Ha, it’s never been a smooth road but that’s what keeps it interesting. Dealing with my parent’s divorce at a young age wasn’t easy but I got through it. Growing up in Washington Heights, in the early eighties in New York City without a dad, made me adapt. Since then, I’ve never been afraid of change, moving or meeting new people. As I think back now, I had a form of dyslexia and that made reading hard. I was painfully shy too, so I expressed myself visually in drawing and film by creating worlds where I could control things. Deciding to leave one parent to live with another across the country was a tough call, but it was my dream to attend USC. So after H.S. in NYC, I moved to Half Moon Bay in Northern California. However, it took me four tries to get into the USC film School, but I never gave up. Directing and producing feature films is overwhelming on a limited budget but like everything else, I grew from tough experiences. In my editing work and directing films, I found that persistence, patience and getting along with people are the key factors for success.

We’d love to hear more about your work and what you are currently focused on. What else should we know?
I consider myself a filmmaker, not really a business owner. I make features, shorts, music videos to create and work with people that I like. Each film is slightly different so I’m not sure I really specialize in anything, but my love for telling stories in a visual medium. I’m very proud of the personal features I finished, Mr. Lucke and Come Together, and see them as my greatest professional accomplishments. I also can’t wait until we finish My Apocalyptic Thanksgiving. I directed and produced the feature film about a special needs young man, who goes on a journey to resolve his family and personal problems. He learns to forgive, and with the help of his favorite Zombie Apocalyptic TV show, becomes a better person because of it. Richard wrote it, and along with his wife Holly, they produced it. Look for it next year! I like to collaborate. I feel that my ability to direct and produce a feature film, on a low budget, sets me apart from many others.

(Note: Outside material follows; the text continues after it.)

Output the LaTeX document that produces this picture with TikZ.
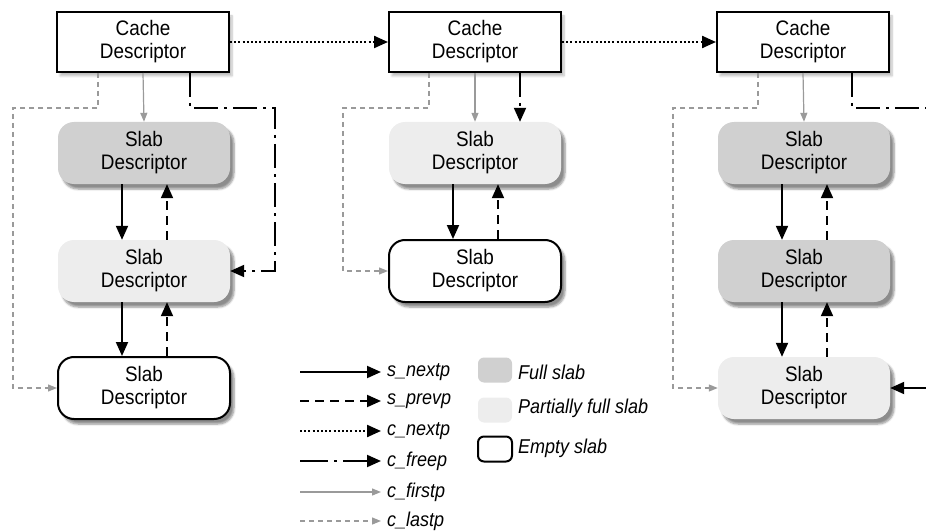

So, what’s next? Any big plans?
Ha, like everyone else in the film industry says, “I just want to keep working!” I would love to edit some more feature films. I’m also writing scripts for new feature film projects that I hope to direct sometime soon. In addition, I forgot to mention that in between directing and editing, I’ve taught filmmaking, editing and film aesthetics at many colleges and universities. I love giving back to young filmmakers and hope to do more teaching in the future. My ideal situation would be to combine my love of film with my current passion for self-help, spirituality. I’m planning to write a book that will help people. Most importantly, I want to continue to be a good father, husband and friend to people I care about. Thank you Voyage LA for letting me share my story.